Dans les autres régions du monde, il est peu de nouveaux foyers à signaler : en Afrique, les densités sont très inégales, les contrastes multiples, mais la plupart des zones d’accumulation, en dehors de celles qui sont liées à l’essor des exploitations minières, ou de zones irriguées, existaient déjà. Dans l’Asie de la mousson, l’Inde et la Chine correspondaient aux deux foyers les plus massifs. Un temps rattrapées par l’Europe, elles l’ont largement dépassée, mais sans bouleversement fondamental dans les répartitions, si l’on excepte la conquête de terres neuves dans la vallée de l’Indus au Pākistān et dans la Chine du Nord-Est, la Mandchourie de naguère. La croissance de la population de la péninsule indochinoise et de l’Indonésie est impressionnante, mais on n’atteint pas encore la continuité dans l’accumulation qui caractérise les pays de civilisation plus ancienne de la Chine et de l’Inde. En Indonésie, le poids de Java était dominant dès avant la colonisation hollandaise, et celle-ci, centrée sur Batavia (auj. Djakarta), a favorisé jusqu’à la fin du xviiie s. cette île facile à contrôler et exceptionnellement douée. En Indochine, où le peuplement était irrégulier, quelques mutations notables sont à noter : au Viêt-nam, le delta du Mékong achève de s’ouvrir au peuplement, mais n’arrive pas à nourrir des densités comparables à celles du fleuve Rouge. En Birmanie, les plaines intérieures autour de Mandalay, qui avaient été au cœur de la civilisation traditionnelle, étaient très peuplées, cependant que le delta de l’Irrawaddy était à peu près vide. En un siècle, la riziculture commerciale a provoqué la transformation de l’équilibre national antérieur, mais cela demeure exceptionnel en Asie. Au Japon, aux Philippines, en Corée, les grands traits de la répartition des hommes n’ont guère varié.

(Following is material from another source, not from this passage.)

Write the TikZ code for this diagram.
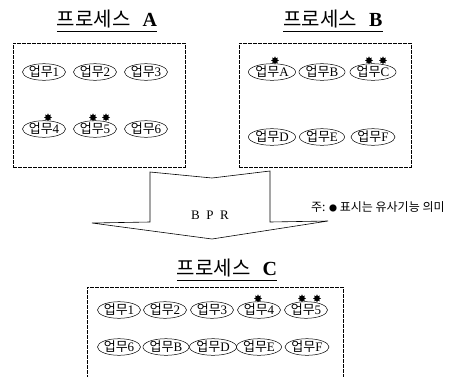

En Europe, la situation est à la fois semblable et différente : semblable, en ce sens que les vieux foyers d’accumulation de l’Italie du Nord ou de la Flandre se sont maintenus, différente par suite de mutations sensibles à toutes les échelles. Parmi les nations, la France était depuis longtemps la plus nombreuse : elle cesse de l’être dans le courant du xixe s. et apparaît aujourd’hui comme une tache claire sur la carte des densités. À l’intérieur des nations, les bouleversements sont souvent aussi marquants : en France, on passe d’une répartition remarquablement homogène à une distribution lacunaire, avec le foyer parisien, les régions frontalières du Nord et de l’Est, la région lyonnaise, le Midi méditerranéen comme ensembles forts, et des vides qui s’insinuent partout ailleurs. En Angleterre, la vieille Angleterre heureuse du Sud-Est, celle des champs, des vergers, mais aussi des grands troupeaux de moutons sur les collines crayeuses et des tisserands des villages, est tout à coup dépassée par les âpres bassins du Nord et de l’Ouest. Malgré un renversement de la tendance depuis un demi-siècle, la transformation liée à la première industrialisation a des effets tenaces.

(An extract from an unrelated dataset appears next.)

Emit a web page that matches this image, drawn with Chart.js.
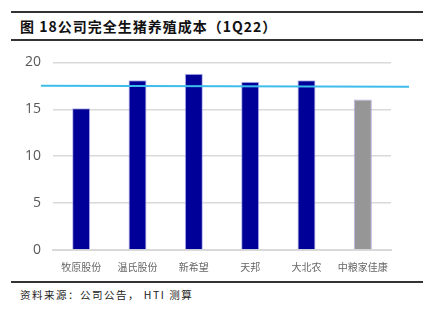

En Allemagne, les glissements sont moins frappants qu’ailleurs : les régions agricoles situées au pied des massifs de l’Allemagne moyenne étaient parmi les plus populeuses du pays ; elles sont devenues les plus industrielles. Cependant, dès avant la Première Guerre mondiale, on assistait à un repli du peuplement germanique dans l’Est, à un déplacement vers la Saxe et vers les pays rhénans.